Впервые после двадцатилетнего перерыва в различных районах Советского Союза, хотя и без юридического оформления, но начали открываться церкви и молитвенные здания. К примеру, в 14 районах Ярославской области в 1942–1943 гг. стала функционировать 51 православная церковь, бо́льшая часть из них была закрыта в предвоенное время в административном порядке, без принятия соответствующих правовых решений, хотя ключи от зданий оставались в руках верующих.

На страницах официальной прессы (партийной и советской) появляются статьи о патриотической деятельности Православной церкви, а затем и обо всех других конфессиях, действовавших в СССР. В кинохронику, показываемую на фронте и в тылу, включались кадры церковных служб, обращения к бойцам Красной армии духовенства, крестные ходы, встречи верующими и духовенством с иконами советских солдат-освободителей.

Постепенно менялась и направленность деятельности авангарда антирелигиозного движения – Союза воинствующих безбожников. Если в первые месяцы войны функционеры-безбожники шлют в Москву панические сообщения о «реакционной деятельности духовенства и сект», то вскоре они перестают «пугать» власти «происками религий и церквей», и включаются в общую патриотическую работу, помогая верующим и духовенству в организации денежных и иных сборов в Фонд обороны страны. В лекционной работе уходит в прошлое антирелигиозная конфронтационная тематика, уступая место сообщениям о патриотической деятельности религиозных объединений и верующих, об отношении фашистов к религиям народов Советского Союза, о положении религий и церквей в странах антигитлеровской коалиции.

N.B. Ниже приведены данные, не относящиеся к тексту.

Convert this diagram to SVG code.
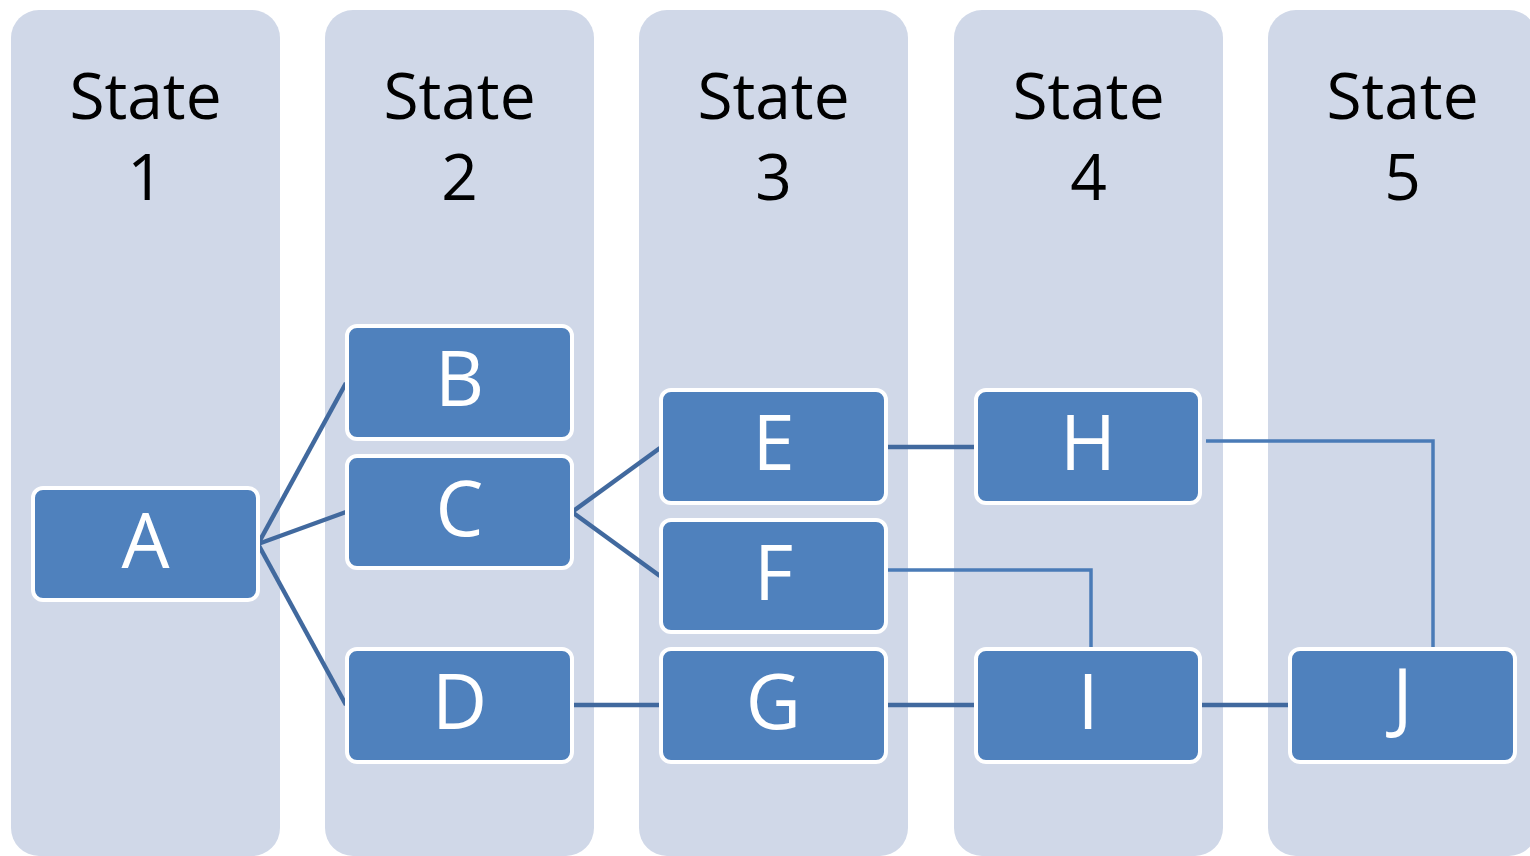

Абсолютное большинство религиозных организаций в Советском Союзе заняли патриотическую позицию и призывали свою паству к защите Отечества. Общим было и осуждение тех служителей культа, которые осознанно перешли на сторону врага, добровольно стали орудием идеологической пропаганды, помогая насаждать «новый порядок» на оккупированной советской территории.